I strongly feel Christopher Eccleston would not set up a twitter account to tweet photos of DVD stands in an HMV he's in with the title:
"Ah HMV, I love these prices"

Although it would make my year, if he did. Because that is comedy genius.

I wish I had a twitter account set up to tweet photos of things in HMV and "I love these HMV prices". Trust me, I would never get bored of tweeting that.


But I don't have the time. And I'd say neither does Christopher Eccleston.

I continued to follow despite my developing suspicion. I wanted to see just where this was going.

Like all these fake accounts the account holder quickly goes mad with the power, tweeting with increasing frequency. Within 12 hours CE was tweeting about going for run, making a cup of tea (both getting 100's of favourites - what??) live tweeting a Harry Potter film (he bought the DVD from HMV, presumably - though didn't mention it, which was an open goal miss) and finally tried to get his suggested hashtags trending.

It seemed that most people commenting on these tweets were not actually acknowledging the content of them at all. They would write undiluted whovian adulation towards Christopher. Which is fine - but Christopher clearly isn't here to read them.

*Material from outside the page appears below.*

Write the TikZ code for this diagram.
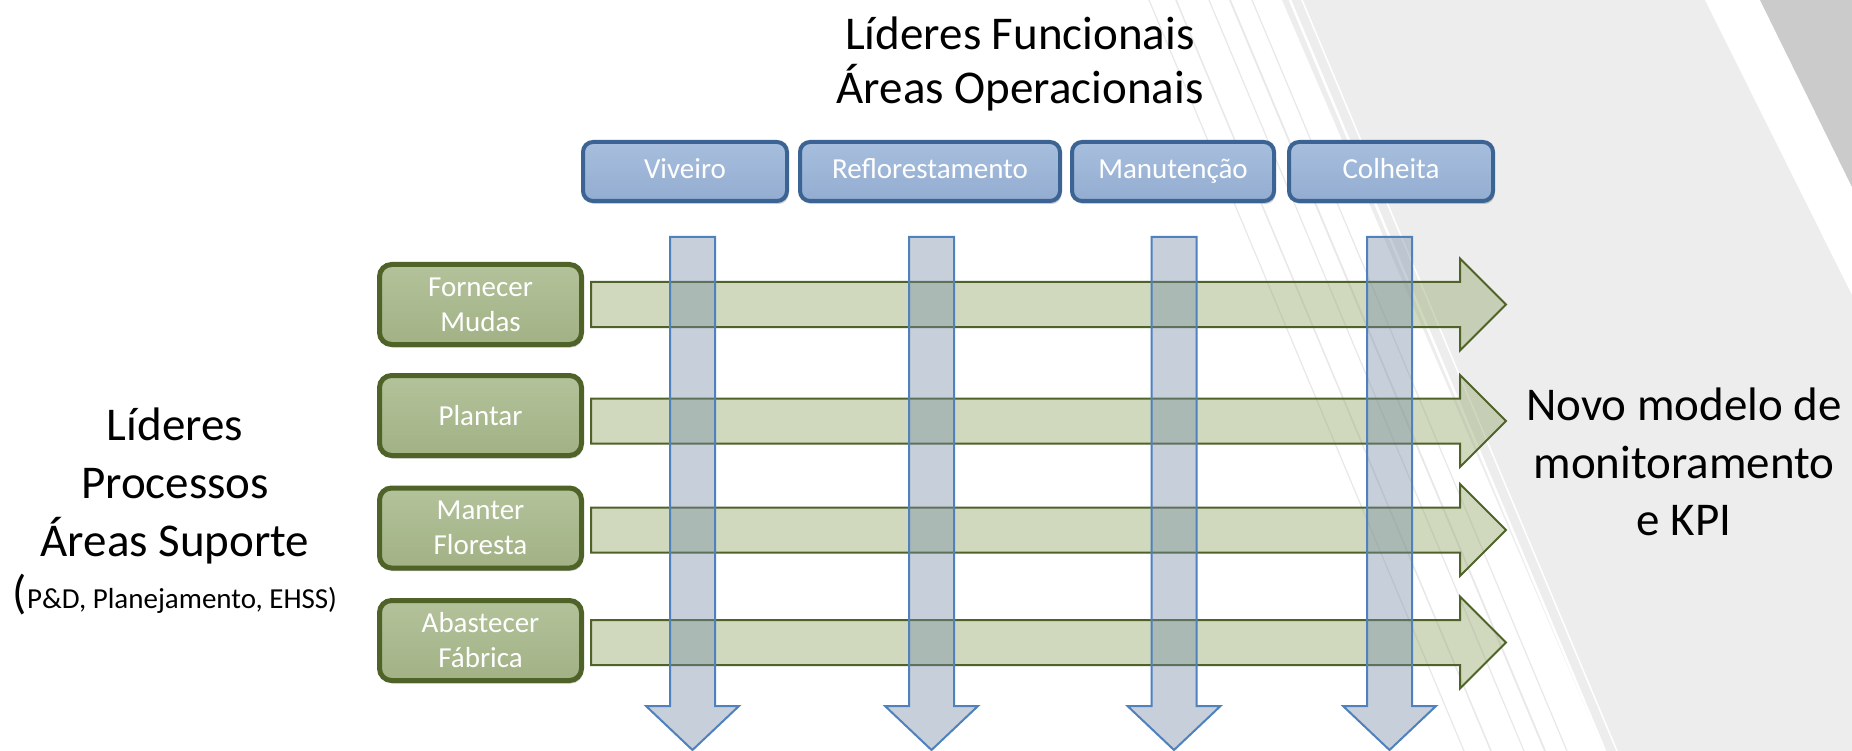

Still people tweeted, begging him for a selfie to prove his presence as genuine. None was forthcoming, though more tweets came:
"You don't believe I am me? You don't know me, you don't know what I like to tweet!"

Which I imagine Jesus might also tweet on his 2nd coming. Jesus would definitely have a twitter account. "You don't know what I like to tweet - I just really enjoy the prices in HMV. JC out."

Jesus would also end his tweets "JC out", I would suggest.

Predictably the fake Eccleston account was soon suspended and the person behind it with his mission to... promote HMV?... was over. I can now go back to believing Eccleston is a regular independent record store customer.

Anyway, fake accounts - they are weird.